Skip the pictures and repeat each line of the data exactly.
==================================================
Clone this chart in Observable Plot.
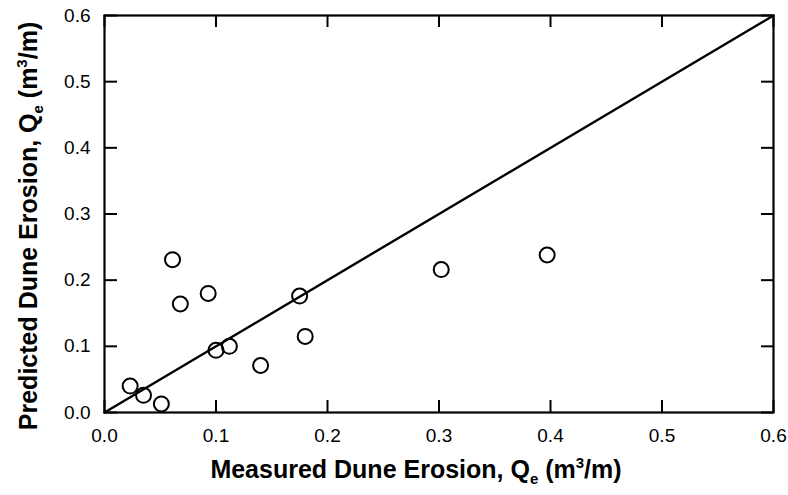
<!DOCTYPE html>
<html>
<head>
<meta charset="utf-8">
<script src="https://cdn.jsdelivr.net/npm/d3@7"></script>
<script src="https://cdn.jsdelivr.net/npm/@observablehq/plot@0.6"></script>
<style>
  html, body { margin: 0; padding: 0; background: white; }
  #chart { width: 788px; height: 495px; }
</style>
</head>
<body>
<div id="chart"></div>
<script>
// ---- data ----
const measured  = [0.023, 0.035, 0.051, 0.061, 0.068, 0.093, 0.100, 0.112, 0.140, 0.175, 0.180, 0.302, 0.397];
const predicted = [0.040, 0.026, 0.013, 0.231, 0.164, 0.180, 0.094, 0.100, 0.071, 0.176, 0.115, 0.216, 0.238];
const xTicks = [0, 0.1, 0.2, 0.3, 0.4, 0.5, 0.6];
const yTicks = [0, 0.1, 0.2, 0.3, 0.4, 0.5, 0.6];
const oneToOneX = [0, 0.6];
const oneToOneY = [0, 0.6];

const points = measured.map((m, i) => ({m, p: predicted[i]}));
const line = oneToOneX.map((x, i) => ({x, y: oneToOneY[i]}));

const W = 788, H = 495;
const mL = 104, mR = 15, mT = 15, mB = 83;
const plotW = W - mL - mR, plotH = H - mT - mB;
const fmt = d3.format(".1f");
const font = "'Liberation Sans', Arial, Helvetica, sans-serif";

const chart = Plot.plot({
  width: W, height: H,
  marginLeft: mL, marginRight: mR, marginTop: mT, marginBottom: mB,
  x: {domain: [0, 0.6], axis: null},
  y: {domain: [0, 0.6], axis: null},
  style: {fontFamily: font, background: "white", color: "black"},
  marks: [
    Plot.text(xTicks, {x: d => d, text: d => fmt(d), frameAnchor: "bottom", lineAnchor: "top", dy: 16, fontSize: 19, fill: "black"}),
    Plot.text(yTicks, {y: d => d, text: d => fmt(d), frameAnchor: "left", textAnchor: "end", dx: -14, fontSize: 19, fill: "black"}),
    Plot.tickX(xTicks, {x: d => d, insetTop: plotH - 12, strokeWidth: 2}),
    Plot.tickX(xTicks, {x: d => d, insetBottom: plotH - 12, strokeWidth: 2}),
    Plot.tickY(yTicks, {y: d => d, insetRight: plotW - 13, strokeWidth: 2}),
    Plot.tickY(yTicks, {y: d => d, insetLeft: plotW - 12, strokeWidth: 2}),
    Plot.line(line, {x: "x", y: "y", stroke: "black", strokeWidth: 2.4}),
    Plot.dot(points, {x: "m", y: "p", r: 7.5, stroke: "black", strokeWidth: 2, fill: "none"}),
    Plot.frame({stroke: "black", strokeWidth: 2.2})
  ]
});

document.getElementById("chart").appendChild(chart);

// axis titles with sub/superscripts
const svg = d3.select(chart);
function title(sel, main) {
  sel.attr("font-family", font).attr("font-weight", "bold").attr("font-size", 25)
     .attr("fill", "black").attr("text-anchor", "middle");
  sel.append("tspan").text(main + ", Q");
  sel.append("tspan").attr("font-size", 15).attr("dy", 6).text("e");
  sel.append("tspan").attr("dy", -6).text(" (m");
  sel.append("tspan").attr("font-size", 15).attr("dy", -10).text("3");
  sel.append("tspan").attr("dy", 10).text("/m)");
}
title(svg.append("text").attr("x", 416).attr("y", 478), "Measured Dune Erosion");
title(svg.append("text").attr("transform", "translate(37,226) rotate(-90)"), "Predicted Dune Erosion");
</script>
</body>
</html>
==================================================
**Problem solution:**
Clone this chart in Observable Plot.
<!DOCTYPE html>
<html>
<head>
<meta charset="utf-8">
<script src="https://cdn.jsdelivr.net/npm/d3@7"></script>
<script src="https://cdn.jsdelivr.net/npm/@observablehq/plot@0.6"></script>
<style>
  html, body { margin: 0; padding: 0; background: white; }
  #chart { width: 788px; height: 495px; }
</style>
</head>
<body>
<div id="chart"></div>
<script>
// ---- data ----
const measured  = [0.023, 0.035, 0.051, 0.061, 0.068, 0.093, 0.100, 0.112, 0.140, 0.175, 0.180, 0.302, 0.397];
const predicted = [0.040, 0.026, 0.013, 0.231, 0.164, 0.180, 0.094, 0.100, 0.071, 0.176, 0.115, 0.216, 0.238];
const xTicks = [0, 0.1, 0.2, 0.3, 0.4, 0.5, 0.6];
const yTicks = [0, 0.1, 0.2, 0.3, 0.4, 0.5, 0.6];
const oneToOneX = [0, 0.6];
const oneToOneY = [0, 0.6];

const points = measured.map((m, i) => ({m, p: predicted[i]}));
const line = oneToOneX.map((x, i) => ({x, y: oneToOneY[i]}));

const W = 788, H = 495;
const mL = 104, mR = 15, mT = 15, mB = 83;
const plotW = W - mL - mR, plotH = H - mT - mB;
const fmt = d3.format(".1f");
const font = "'Liberation Sans', Arial, Helvetica, sans-serif";

const chart = Plot.plot({
  width: W, height: H,
  marginLeft: mL, marginRight: mR, marginTop: mT, marginBottom: mB,
  x: {domain: [0, 0.6], axis: null},
  y: {domain: [0, 0.6], axis: null},
  style: {fontFamily: font, background: "white", color: "black"},
  marks: [
    Plot.text(xTicks, {x: d => d, text: d => fmt(d), frameAnchor: "bottom", lineAnchor: "top", dy: 16, fontSize: 19, fill: "black"}),
    Plot.text(yTicks, {y: d => d, text: d => fmt(d), frameAnchor: "left", textAnchor: "end", dx: -14, fontSize: 19, fill: "black"}),
    Plot.tickX(xTicks, {x: d => d, insetTop: plotH - 12, strokeWidth: 2}),
    Plot.tickX(xTicks, {x: d => d, insetBottom: plotH - 12, strokeWidth: 2}),
    Plot.tickY(yTicks, {y: d => d, insetRight: plotW - 13, strokeWidth: 2}),
    Plot.tickY(yTicks, {y: d => d, insetLeft: plotW - 12, strokeWidth: 2}),
    Plot.line(line, {x: "x", y: "y", stroke: "black", strokeWidth: 2.4}),
    Plot.dot(points, {x: "m", y: "p", r: 7.5, stroke: "black", strokeWidth: 2, fill: "none"}),
    Plot.frame({stroke: "black", strokeWidth: 2.2})
  ]
});

document.getElementById("chart").appendChild(chart);

// axis titles with sub/superscripts
const svg = d3.select(chart);
function title(sel, main) {
  sel.attr("font-family", font).attr("font-weight", "bold").attr("font-size", 25)
     .attr("fill", "black").attr("text-anchor", "middle");
  sel.append("tspan").text(main + ", Q");
  sel.append("tspan").attr("font-size", 15).attr("dy", 6).text("e");
  sel.append("tspan").attr("dy", -6).text(" (m");
  sel.append("tspan").attr("font-size", 15).attr("dy", -10).text("3");
  sel.append("tspan").attr("dy", 10).text("/m)");
}
title(svg.append("text").attr("x", 416).attr("y", 478), "Measured Dune Erosion");
title(svg.append("text").attr("transform", "translate(37,226) rotate(-90)"), "Predicted Dune Erosion");
</script>
</body>
</html>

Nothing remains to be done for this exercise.